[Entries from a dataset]
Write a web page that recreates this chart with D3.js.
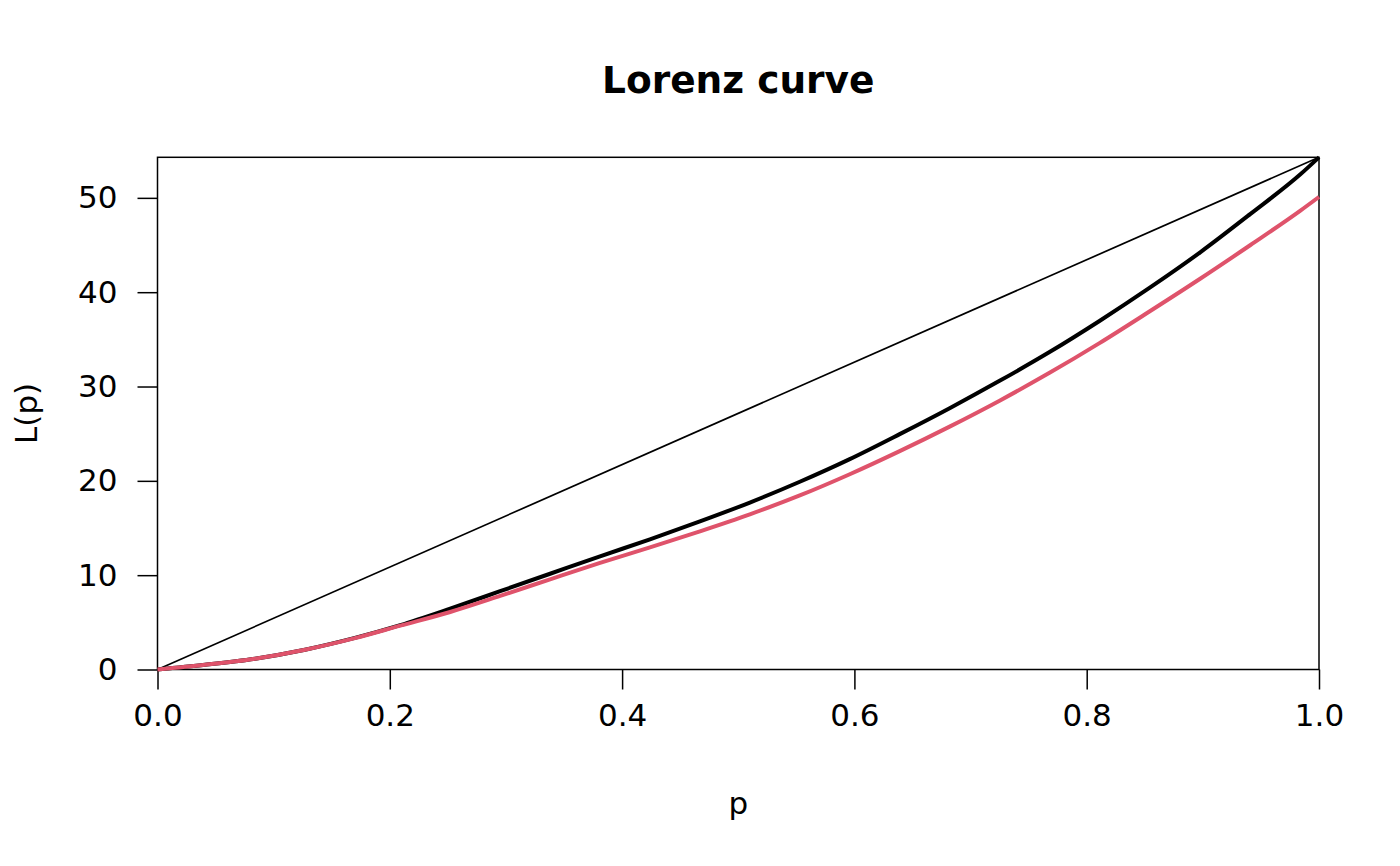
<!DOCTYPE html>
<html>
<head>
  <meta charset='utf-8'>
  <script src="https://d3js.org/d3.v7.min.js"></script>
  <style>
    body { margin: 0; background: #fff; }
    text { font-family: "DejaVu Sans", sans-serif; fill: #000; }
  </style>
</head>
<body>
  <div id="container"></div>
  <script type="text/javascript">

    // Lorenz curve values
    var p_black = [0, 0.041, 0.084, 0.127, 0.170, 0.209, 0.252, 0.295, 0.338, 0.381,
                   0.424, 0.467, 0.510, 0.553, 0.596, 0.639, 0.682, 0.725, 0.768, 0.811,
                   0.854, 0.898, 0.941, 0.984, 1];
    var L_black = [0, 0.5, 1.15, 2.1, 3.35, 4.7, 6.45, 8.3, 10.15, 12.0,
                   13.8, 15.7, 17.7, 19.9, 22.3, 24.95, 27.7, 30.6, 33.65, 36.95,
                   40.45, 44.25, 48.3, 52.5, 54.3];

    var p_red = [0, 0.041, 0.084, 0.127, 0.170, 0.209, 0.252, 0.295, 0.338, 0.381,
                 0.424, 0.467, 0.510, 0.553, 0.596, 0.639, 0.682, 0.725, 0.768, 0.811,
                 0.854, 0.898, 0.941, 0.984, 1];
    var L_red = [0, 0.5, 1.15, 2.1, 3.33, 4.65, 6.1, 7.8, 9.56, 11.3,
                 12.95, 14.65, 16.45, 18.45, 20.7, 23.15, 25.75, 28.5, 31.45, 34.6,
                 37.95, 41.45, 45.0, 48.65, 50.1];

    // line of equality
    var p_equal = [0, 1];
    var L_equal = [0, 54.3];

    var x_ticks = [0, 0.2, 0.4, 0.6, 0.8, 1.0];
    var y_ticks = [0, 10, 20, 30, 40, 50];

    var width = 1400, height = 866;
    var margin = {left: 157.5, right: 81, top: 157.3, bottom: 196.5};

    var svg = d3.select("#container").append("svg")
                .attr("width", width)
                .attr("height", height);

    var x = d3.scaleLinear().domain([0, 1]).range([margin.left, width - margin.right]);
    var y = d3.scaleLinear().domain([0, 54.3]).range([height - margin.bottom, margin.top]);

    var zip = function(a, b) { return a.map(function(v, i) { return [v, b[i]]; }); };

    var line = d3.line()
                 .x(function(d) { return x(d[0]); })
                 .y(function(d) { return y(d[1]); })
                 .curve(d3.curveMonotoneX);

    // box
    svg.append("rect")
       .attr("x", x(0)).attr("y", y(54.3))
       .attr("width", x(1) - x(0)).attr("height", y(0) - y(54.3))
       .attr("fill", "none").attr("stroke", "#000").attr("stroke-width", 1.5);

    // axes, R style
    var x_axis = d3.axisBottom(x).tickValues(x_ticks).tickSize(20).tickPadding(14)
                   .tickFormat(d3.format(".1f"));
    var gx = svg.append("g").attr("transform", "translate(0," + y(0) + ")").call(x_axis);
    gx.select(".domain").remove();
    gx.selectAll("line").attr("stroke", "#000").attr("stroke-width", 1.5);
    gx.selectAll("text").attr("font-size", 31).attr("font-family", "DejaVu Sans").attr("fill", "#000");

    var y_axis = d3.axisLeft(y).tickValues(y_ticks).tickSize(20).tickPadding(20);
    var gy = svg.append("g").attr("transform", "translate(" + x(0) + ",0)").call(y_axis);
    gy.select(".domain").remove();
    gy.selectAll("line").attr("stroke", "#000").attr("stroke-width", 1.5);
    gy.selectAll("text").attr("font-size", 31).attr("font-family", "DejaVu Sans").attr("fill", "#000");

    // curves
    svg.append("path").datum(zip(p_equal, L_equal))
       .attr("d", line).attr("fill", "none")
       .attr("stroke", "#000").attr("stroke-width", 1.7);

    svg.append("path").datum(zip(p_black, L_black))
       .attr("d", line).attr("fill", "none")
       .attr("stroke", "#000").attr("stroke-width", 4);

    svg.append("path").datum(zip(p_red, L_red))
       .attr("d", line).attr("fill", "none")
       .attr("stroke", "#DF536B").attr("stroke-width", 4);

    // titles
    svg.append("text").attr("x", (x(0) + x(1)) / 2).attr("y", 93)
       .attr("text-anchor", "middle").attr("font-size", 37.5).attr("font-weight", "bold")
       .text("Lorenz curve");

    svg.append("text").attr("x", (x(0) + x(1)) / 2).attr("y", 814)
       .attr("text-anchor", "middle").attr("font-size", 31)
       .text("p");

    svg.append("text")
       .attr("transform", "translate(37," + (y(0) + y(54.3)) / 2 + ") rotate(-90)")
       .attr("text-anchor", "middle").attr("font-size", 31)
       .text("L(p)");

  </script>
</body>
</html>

--

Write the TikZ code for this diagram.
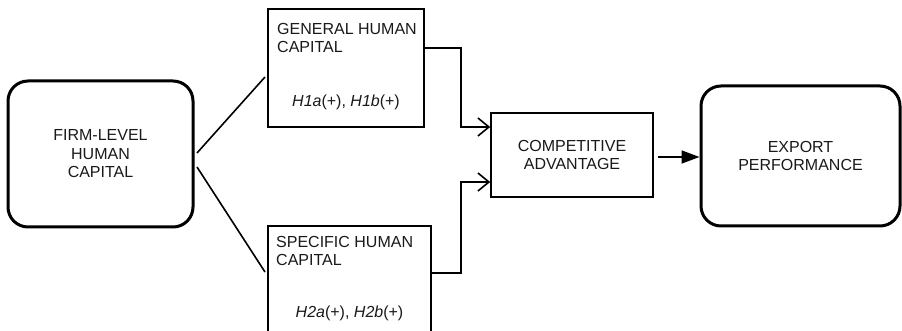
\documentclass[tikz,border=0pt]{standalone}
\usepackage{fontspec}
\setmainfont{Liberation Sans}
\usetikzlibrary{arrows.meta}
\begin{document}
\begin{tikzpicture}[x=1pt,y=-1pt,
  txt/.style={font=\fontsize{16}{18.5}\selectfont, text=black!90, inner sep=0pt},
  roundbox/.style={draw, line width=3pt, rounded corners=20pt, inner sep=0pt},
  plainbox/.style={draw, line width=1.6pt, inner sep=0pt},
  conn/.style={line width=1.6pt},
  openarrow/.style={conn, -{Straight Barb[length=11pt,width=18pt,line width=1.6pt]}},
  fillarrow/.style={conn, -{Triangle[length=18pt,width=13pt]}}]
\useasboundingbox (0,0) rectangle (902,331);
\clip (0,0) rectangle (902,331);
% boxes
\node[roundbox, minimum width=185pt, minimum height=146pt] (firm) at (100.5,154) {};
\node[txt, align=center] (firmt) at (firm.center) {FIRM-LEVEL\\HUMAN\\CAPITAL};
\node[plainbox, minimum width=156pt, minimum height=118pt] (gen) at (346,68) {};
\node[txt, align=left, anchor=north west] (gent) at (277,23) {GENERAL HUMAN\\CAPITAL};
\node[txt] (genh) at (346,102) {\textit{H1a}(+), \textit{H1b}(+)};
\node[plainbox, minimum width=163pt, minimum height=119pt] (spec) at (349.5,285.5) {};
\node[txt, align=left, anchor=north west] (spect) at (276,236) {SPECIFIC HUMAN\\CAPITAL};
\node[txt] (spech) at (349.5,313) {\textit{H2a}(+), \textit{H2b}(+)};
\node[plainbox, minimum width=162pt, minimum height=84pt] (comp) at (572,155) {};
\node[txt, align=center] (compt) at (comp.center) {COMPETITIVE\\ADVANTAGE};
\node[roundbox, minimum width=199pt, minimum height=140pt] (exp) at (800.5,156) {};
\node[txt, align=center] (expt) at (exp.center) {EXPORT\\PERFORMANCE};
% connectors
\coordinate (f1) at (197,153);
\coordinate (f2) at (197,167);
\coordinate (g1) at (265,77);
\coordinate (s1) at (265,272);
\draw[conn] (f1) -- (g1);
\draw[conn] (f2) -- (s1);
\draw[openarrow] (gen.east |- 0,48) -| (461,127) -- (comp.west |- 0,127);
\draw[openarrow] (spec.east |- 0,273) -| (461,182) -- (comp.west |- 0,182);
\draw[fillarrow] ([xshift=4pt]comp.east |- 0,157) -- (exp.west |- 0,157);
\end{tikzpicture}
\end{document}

#### [Exercise directions]
Only the lines from the one with "Write a web" down to the one with "40.45, 44.25, 48.3, 52.5, 54.3];" belong in your copy, both ends included; write them out exactly and skip any pictures.

#### [Solution to this task]
Write a web page that recreates this chart with D3.js.
<!DOCTYPE html>
<html>
<head>
  <meta charset='utf-8'>
  <script src="https://d3js.org/d3.v7.min.js"></script>
  <style>
    body { margin: 0; background: #fff; }
    text { font-family: "DejaVu Sans", sans-serif; fill: #000; }
  </style>
</head>
<body>
  <div id="container"></div>
  <script type="text/javascript">

    // Lorenz curve values
    var p_black = [0, 0.041, 0.084, 0.127, 0.170, 0.209, 0.252, 0.295, 0.338, 0.381,
                   0.424, 0.467, 0.510, 0.553, 0.596, 0.639, 0.682, 0.725, 0.768, 0.811,
                   0.854, 0.898, 0.941, 0.984, 1];
    var L_black = [0, 0.5, 1.15, 2.1, 3.35, 4.7, 6.45, 8.3, 10.15, 12.0,
                   13.8, 15.7, 17.7, 19.9, 22.3, 24.95, 27.7, 30.6, 33.65, 36.95,
                   40.45, 44.25, 48.3, 52.5, 54.3];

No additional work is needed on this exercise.